Written request -> Go through the listing below and gather every line with the word "this".

Data provided ->

>> BEGIN

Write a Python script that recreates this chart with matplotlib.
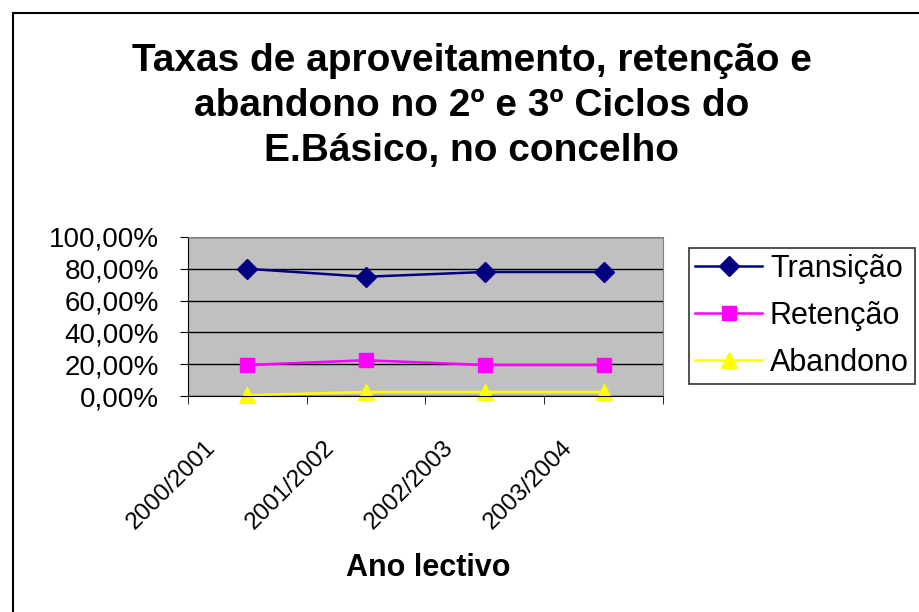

>> END
>> BEGIN

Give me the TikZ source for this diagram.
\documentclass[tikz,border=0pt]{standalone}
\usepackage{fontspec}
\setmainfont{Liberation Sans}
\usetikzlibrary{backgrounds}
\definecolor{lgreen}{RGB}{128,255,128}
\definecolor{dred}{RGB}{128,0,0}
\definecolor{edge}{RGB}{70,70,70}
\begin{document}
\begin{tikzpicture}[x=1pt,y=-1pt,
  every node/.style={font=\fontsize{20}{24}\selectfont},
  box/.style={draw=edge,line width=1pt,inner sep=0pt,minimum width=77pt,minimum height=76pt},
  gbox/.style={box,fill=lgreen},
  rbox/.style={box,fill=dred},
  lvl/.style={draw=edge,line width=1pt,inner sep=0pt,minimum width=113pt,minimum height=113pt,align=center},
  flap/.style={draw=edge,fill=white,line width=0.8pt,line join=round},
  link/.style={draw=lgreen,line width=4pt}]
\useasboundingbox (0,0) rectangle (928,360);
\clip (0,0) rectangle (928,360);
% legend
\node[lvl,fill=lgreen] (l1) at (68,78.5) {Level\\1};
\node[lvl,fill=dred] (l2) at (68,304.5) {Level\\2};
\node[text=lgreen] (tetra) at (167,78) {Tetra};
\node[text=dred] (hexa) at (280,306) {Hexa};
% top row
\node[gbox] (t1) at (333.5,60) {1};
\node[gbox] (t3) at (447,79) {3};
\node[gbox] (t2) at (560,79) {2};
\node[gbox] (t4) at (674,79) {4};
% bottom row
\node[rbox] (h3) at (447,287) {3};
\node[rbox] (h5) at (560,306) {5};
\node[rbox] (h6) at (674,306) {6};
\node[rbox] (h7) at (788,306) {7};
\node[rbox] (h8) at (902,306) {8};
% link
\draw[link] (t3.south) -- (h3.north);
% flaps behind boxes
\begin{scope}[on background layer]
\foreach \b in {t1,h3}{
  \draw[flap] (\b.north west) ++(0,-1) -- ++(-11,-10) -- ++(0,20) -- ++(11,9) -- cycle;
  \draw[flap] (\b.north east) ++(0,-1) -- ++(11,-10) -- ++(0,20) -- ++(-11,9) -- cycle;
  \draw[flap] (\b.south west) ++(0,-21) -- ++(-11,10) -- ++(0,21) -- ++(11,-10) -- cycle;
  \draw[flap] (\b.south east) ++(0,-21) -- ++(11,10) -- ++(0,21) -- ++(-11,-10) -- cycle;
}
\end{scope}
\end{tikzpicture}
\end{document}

>> END

Correct result ->
Write a Python script that recreates this chart with matplotlib.
Give me the TikZ source for this diagram.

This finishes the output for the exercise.